Quantitative analysis of Pt–PAMAM ligand exchange reactions: Time and concentration effects

Abstract

The goal of this work is to quantitatively evaluate the extent of Pt–PAMAM complexation for conditions used in practice to prepare PAMAM-stabilized Pt nanoparticles for catalysis applications. UV–visible spectrophotometry (UV–vis), atomic absorption (AA) spectroscopy, and ion chromatography (IC) are used to monitor the progress of ligand exchange reactions between PtCl 4 2− and G4OH PAMAM dendrimers. A specific objective was to quantify the fraction of Pt that covalently binds with PAMAM as a function of time, nominal Pt:PAMAM ratio, and PAMAM concentration. UV–vis and IC results show that ligand exchange reactions between PtCl 4 2− and G4OH continue to produce new Pt–PAMAM bonds and release chloride ions over periods as long as 3 months. The overall kinetics of ligand exchange follows a log(time) dependence.

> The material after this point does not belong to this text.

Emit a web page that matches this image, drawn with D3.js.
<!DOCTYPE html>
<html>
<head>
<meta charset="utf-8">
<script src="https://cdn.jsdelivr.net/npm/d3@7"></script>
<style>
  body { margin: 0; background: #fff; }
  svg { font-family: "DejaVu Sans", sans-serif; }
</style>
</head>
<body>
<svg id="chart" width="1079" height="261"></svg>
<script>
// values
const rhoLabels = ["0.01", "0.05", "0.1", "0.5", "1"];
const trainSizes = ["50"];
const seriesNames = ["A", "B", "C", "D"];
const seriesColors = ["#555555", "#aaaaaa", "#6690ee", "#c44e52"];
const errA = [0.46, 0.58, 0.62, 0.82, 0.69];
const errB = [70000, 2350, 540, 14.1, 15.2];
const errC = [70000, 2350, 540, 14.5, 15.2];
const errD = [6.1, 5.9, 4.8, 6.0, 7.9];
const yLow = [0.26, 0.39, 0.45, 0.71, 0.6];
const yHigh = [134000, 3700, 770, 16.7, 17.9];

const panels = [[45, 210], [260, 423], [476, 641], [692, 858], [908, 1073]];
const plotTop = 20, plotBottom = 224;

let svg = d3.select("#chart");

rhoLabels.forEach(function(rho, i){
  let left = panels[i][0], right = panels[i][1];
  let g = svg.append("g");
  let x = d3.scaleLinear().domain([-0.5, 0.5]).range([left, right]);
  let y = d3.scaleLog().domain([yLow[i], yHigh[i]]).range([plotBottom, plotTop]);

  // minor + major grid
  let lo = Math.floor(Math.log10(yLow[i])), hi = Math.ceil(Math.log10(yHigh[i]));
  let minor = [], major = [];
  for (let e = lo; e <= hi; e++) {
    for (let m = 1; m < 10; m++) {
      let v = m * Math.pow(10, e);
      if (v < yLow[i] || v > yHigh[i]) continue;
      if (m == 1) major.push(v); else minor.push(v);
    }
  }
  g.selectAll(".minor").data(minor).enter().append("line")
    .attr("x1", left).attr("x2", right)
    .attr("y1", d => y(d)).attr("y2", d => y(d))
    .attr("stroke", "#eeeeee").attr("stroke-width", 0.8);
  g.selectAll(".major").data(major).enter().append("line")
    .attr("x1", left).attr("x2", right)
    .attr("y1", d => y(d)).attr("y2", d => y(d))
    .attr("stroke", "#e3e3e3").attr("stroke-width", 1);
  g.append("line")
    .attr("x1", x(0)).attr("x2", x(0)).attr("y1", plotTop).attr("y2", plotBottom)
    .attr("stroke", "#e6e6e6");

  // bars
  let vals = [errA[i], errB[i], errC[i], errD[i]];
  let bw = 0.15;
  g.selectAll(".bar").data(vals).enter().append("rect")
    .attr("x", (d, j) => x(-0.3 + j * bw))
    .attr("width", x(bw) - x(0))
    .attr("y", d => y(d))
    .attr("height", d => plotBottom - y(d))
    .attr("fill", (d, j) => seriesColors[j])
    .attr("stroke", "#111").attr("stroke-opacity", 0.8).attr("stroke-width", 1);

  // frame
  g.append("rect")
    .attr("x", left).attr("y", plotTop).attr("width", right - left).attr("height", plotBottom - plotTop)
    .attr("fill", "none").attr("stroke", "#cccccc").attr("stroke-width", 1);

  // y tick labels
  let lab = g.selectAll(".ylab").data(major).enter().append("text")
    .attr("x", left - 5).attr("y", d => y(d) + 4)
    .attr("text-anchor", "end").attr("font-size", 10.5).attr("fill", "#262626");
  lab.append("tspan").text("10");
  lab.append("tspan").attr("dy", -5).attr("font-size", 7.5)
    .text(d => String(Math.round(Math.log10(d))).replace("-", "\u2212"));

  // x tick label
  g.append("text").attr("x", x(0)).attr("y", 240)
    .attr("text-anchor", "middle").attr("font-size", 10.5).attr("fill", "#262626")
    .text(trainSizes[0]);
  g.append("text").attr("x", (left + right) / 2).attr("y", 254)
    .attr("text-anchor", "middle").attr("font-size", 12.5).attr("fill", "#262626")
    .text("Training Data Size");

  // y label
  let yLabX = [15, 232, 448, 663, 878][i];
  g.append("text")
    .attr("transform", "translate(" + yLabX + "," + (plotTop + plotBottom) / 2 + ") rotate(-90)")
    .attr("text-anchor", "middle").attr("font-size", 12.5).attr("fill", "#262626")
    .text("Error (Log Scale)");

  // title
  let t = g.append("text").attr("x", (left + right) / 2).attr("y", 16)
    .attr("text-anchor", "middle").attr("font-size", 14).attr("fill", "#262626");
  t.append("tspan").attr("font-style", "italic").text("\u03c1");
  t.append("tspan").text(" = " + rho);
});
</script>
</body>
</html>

Dialysis of G4OH–(Pt 2+) n solutions followed by AA analysis shows that fractional covalent binding is greater than 90% for n < 30. Fractional binding decreases significantly for n > 40, showing that the actual number of Pt atoms that are irreversibly, covalently bound by G4OH is less than the nominal Pt:G4OH ratio ( n). Incomplete binding leaves free, aquated Pt complexes in solution that may impact subsequent reduction and nanoparticle formation. We show that the 250 nm peak absorbance due to ligand-to-metal charge transfer (LMCT) increases non-linearly with the bound Pt:G4OH ratio. We speculate that the change in the extinction coefficient may be due to a graduate transition from multidentate to monodentate complexation as the bound Pt:G4OH ratio increases.